Supplied records —
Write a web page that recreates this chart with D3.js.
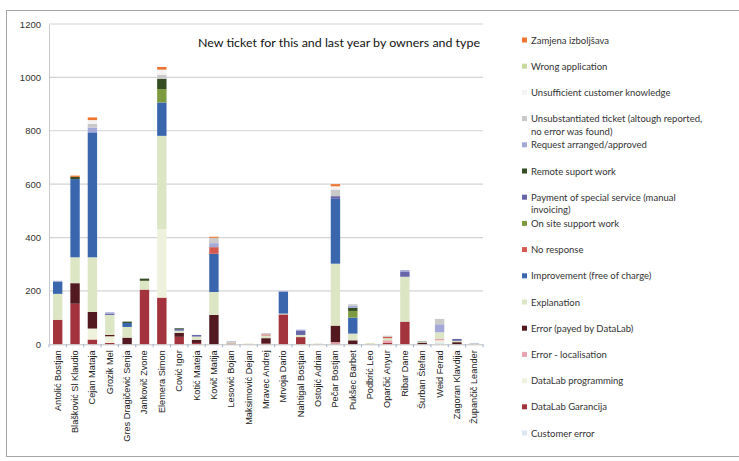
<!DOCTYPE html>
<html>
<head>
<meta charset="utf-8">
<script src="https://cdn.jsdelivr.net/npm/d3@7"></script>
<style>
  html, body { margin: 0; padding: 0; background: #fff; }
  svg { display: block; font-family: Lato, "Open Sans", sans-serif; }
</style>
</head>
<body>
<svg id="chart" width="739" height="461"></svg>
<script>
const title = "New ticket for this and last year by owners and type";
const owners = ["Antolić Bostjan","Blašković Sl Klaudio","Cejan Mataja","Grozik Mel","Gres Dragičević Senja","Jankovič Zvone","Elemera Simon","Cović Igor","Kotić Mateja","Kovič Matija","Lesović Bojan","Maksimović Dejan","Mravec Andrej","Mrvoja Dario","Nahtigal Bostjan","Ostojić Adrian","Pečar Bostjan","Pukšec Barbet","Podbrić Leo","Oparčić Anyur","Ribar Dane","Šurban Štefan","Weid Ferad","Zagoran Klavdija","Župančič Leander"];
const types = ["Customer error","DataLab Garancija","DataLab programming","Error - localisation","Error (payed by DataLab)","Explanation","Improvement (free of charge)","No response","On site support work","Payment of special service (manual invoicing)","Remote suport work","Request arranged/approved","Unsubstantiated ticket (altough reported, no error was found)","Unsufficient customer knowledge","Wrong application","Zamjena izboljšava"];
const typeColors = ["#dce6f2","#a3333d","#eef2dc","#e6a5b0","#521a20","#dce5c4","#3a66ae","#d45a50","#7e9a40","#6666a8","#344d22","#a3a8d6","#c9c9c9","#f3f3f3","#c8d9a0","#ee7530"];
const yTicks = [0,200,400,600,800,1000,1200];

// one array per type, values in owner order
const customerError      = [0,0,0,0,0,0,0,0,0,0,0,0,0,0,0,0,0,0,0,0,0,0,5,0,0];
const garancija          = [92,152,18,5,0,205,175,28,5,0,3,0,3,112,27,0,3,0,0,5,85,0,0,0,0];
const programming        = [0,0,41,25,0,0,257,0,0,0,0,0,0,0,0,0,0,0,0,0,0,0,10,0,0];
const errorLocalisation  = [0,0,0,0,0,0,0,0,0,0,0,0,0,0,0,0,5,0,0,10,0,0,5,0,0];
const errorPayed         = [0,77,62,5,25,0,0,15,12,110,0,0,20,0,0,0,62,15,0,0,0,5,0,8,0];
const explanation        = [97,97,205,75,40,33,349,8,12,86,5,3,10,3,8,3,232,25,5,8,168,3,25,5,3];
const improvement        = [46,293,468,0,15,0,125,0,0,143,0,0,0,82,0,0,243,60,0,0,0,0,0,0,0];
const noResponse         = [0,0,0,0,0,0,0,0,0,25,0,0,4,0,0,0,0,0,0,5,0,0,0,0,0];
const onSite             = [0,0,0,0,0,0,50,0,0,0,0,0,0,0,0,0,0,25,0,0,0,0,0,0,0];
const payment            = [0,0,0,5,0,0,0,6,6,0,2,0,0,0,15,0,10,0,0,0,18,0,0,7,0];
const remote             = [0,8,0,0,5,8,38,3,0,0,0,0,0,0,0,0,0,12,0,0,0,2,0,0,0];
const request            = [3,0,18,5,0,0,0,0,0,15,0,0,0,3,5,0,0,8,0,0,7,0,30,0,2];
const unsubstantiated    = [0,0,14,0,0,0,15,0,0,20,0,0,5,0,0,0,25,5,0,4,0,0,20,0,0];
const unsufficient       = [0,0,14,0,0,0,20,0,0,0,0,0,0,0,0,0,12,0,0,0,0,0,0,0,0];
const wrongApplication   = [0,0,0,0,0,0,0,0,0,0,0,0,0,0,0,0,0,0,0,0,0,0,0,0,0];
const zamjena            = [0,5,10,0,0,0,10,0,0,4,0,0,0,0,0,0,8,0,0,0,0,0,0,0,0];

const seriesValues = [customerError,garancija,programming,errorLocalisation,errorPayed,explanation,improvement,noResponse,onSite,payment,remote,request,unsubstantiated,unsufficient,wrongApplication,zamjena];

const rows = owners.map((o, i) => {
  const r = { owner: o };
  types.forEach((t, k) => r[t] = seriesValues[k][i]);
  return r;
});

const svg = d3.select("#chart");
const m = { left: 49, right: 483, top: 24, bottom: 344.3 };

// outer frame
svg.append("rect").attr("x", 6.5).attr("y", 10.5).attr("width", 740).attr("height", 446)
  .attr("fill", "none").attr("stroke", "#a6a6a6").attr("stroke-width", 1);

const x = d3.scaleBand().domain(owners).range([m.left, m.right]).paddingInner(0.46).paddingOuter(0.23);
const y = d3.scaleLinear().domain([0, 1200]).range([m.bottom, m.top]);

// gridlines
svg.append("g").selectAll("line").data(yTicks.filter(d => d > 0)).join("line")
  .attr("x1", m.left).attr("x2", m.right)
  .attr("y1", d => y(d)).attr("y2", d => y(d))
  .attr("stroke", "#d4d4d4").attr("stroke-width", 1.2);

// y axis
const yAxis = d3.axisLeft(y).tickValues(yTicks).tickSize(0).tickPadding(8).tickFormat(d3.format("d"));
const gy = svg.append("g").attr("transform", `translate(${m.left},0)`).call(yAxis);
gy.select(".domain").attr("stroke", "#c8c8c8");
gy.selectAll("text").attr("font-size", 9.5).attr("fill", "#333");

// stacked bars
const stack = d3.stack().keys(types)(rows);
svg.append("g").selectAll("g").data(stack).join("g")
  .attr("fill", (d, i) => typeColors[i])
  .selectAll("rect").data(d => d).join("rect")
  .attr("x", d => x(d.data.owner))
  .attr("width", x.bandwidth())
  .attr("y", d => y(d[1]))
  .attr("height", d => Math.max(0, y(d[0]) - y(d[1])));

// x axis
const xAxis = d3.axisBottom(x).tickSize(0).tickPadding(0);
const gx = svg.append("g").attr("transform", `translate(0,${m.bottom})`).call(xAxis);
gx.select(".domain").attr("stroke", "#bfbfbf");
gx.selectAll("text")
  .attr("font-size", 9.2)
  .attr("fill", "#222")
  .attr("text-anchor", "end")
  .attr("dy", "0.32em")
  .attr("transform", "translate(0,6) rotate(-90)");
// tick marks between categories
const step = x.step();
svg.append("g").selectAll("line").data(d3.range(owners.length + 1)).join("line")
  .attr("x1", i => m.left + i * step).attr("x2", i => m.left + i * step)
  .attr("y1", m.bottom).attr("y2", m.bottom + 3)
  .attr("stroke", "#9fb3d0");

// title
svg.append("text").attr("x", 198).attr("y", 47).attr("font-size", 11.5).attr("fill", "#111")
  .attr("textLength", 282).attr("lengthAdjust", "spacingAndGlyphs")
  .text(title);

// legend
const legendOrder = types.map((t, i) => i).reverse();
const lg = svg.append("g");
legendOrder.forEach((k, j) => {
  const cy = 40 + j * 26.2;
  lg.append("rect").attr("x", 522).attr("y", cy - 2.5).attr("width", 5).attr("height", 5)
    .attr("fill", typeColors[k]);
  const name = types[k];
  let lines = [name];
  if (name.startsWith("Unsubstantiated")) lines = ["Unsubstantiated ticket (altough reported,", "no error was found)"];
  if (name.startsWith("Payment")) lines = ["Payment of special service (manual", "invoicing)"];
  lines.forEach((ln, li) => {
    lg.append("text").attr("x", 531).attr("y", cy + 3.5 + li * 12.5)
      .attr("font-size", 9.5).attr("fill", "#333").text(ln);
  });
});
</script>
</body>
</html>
---
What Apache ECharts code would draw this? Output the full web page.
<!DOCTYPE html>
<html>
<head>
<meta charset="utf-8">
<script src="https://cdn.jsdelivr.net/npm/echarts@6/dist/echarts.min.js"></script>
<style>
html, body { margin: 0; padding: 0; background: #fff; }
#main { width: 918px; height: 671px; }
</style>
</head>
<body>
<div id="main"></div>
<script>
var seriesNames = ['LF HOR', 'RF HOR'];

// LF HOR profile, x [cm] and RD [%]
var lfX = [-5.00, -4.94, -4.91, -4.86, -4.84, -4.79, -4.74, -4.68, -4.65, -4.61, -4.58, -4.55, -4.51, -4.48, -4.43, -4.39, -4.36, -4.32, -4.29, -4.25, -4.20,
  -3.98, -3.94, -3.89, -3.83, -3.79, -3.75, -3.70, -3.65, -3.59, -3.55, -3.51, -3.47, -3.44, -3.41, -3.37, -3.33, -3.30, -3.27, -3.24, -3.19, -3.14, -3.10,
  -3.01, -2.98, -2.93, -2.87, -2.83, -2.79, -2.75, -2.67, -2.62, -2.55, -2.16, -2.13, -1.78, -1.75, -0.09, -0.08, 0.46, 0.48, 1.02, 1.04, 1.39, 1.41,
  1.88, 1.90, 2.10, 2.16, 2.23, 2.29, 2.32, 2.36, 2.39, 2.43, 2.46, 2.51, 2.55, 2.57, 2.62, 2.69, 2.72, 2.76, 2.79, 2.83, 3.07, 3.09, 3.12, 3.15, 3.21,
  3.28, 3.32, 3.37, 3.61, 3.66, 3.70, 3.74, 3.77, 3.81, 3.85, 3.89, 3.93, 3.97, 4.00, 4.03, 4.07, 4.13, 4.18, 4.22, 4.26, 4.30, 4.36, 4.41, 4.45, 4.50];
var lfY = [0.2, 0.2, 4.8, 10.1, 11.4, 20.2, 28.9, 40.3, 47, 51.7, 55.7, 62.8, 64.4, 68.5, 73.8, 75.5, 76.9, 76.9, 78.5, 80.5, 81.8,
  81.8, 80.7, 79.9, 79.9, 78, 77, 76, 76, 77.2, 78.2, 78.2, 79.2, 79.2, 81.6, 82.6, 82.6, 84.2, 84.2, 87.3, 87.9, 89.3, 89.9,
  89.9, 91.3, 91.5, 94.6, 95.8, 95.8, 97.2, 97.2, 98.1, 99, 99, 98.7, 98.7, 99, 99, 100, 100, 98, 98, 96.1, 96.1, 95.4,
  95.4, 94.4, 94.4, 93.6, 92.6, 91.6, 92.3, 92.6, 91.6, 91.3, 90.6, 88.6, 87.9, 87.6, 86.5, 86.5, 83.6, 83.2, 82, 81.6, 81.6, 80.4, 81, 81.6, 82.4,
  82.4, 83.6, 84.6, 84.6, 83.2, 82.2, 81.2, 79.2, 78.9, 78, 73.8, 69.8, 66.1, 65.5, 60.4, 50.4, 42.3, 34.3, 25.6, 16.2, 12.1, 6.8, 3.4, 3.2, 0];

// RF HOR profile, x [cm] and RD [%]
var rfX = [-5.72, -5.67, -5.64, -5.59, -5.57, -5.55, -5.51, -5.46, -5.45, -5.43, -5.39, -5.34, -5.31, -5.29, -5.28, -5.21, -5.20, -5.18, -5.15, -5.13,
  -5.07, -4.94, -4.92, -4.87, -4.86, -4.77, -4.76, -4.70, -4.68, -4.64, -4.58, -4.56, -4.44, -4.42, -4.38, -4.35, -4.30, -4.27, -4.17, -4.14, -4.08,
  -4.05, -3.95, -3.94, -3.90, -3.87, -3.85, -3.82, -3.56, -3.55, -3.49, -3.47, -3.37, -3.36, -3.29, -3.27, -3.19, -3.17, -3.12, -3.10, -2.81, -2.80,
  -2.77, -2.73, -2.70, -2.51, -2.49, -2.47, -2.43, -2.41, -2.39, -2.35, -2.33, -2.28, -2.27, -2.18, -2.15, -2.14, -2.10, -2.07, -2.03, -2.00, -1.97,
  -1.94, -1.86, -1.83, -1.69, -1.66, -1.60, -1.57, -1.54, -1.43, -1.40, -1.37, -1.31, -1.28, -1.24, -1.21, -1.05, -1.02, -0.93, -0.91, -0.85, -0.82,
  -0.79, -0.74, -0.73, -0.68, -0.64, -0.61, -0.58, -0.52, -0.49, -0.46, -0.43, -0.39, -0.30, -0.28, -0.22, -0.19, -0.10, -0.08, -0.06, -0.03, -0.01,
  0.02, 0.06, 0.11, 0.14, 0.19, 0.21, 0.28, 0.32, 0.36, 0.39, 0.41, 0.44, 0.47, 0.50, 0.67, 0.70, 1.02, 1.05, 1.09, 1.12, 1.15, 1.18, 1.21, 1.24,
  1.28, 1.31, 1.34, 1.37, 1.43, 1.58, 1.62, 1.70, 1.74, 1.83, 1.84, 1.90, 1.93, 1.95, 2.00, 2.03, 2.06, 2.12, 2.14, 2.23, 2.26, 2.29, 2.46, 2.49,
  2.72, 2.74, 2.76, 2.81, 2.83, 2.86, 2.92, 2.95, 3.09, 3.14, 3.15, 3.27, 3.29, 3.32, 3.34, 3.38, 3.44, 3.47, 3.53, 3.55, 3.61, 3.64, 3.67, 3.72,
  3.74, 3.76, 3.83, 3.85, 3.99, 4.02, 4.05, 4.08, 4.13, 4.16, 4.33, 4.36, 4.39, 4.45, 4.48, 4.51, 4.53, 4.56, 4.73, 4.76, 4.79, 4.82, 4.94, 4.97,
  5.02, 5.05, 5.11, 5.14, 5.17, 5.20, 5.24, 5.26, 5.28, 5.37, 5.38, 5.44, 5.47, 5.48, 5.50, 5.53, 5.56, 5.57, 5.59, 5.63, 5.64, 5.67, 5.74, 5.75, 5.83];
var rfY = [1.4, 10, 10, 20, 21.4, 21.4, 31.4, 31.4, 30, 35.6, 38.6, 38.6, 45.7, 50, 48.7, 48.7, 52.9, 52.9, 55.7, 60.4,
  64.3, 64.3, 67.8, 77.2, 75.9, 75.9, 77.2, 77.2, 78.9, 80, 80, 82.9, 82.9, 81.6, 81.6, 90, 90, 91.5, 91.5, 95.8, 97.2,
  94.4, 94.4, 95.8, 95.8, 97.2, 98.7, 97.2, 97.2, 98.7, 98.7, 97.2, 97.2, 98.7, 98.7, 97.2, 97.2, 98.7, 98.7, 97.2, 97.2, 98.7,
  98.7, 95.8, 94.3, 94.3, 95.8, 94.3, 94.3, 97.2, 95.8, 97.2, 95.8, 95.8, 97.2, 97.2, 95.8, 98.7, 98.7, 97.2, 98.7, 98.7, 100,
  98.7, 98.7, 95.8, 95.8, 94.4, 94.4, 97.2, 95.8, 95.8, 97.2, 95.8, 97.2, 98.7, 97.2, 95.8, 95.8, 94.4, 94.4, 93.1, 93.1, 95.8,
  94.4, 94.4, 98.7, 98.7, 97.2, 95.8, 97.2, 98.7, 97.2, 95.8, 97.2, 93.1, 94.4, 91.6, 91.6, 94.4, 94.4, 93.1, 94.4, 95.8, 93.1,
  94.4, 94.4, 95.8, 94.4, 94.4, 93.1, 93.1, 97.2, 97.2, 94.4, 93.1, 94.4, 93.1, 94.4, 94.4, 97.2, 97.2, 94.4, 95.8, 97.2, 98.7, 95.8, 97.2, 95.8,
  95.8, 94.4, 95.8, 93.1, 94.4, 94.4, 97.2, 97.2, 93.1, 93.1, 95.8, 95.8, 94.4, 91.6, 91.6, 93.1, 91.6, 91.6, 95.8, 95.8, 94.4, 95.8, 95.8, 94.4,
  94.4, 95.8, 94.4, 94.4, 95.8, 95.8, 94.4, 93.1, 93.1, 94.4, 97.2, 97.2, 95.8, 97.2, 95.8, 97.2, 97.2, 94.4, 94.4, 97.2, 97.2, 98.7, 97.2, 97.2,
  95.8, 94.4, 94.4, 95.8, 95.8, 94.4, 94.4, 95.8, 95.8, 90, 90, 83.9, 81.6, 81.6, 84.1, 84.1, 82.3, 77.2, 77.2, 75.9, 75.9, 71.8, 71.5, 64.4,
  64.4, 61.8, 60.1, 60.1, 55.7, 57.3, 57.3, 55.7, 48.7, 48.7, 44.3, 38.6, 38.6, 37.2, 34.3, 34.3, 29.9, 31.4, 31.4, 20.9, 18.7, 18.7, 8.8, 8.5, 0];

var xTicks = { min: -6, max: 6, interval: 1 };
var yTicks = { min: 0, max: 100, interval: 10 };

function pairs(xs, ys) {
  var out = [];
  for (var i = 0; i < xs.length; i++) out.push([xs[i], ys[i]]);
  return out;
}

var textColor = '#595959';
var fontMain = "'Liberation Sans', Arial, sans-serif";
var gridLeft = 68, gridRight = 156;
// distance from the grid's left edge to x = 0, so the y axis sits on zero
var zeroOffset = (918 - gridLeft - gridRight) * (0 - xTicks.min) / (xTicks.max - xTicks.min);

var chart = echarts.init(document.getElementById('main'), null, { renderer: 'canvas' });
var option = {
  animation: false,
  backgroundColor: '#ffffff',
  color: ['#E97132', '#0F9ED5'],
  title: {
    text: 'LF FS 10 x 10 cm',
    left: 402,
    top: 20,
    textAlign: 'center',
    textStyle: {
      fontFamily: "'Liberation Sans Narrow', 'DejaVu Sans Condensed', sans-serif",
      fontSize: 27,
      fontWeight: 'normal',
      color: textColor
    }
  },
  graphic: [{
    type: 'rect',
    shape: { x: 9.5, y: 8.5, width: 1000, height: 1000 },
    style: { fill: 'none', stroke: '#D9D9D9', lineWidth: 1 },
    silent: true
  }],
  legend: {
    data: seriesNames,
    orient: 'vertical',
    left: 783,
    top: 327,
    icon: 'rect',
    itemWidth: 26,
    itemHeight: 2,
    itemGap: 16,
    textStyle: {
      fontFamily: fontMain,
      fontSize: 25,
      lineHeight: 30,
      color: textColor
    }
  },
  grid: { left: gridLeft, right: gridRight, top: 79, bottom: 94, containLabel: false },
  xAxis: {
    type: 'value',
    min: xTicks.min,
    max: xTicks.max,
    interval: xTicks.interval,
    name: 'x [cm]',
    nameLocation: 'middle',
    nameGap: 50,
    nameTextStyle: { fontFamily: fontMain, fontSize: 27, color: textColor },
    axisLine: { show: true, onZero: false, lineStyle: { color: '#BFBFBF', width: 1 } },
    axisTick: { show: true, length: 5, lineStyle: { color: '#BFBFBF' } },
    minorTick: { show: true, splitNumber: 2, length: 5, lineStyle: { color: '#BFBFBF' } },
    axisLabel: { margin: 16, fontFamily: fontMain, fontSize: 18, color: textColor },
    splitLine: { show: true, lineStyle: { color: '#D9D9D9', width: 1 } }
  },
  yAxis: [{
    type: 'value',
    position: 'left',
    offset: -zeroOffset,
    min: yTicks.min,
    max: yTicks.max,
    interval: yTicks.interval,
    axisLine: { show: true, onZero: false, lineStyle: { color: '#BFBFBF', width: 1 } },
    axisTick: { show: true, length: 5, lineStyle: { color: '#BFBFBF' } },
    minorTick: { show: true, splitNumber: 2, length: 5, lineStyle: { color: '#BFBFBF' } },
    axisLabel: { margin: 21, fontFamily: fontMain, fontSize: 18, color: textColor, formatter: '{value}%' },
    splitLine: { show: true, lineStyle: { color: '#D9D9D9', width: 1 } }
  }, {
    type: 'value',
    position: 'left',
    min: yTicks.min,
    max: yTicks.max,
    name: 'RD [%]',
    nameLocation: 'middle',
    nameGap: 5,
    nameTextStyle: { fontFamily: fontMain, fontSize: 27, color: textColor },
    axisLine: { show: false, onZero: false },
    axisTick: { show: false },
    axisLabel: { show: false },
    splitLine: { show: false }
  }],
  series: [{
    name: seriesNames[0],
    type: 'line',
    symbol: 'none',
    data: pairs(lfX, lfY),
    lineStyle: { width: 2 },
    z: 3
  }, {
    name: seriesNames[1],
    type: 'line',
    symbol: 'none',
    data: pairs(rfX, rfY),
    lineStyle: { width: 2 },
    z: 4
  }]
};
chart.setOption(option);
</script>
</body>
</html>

Exercise goal — Working from the data above, extract solely the lines from the one containing "What Apache ECharts" through the one containing "var seriesNames = ['LF HOR', 'RF HOR'];", exactly as they appear, both included.

Completed task —
What Apache ECharts code would draw this? Output the full web page.
<!DOCTYPE html>
<html>
<head>
<meta charset="utf-8">
<script src="https://cdn.jsdelivr.net/npm/echarts@6/dist/echarts.min.js"></script>
<style>
html, body { margin: 0; padding: 0; background: #fff; }
#main { width: 918px; height: 671px; }
</style>
</head>
<body>
<div id="main"></div>
<script>
var seriesNames = ['LF HOR', 'RF HOR'];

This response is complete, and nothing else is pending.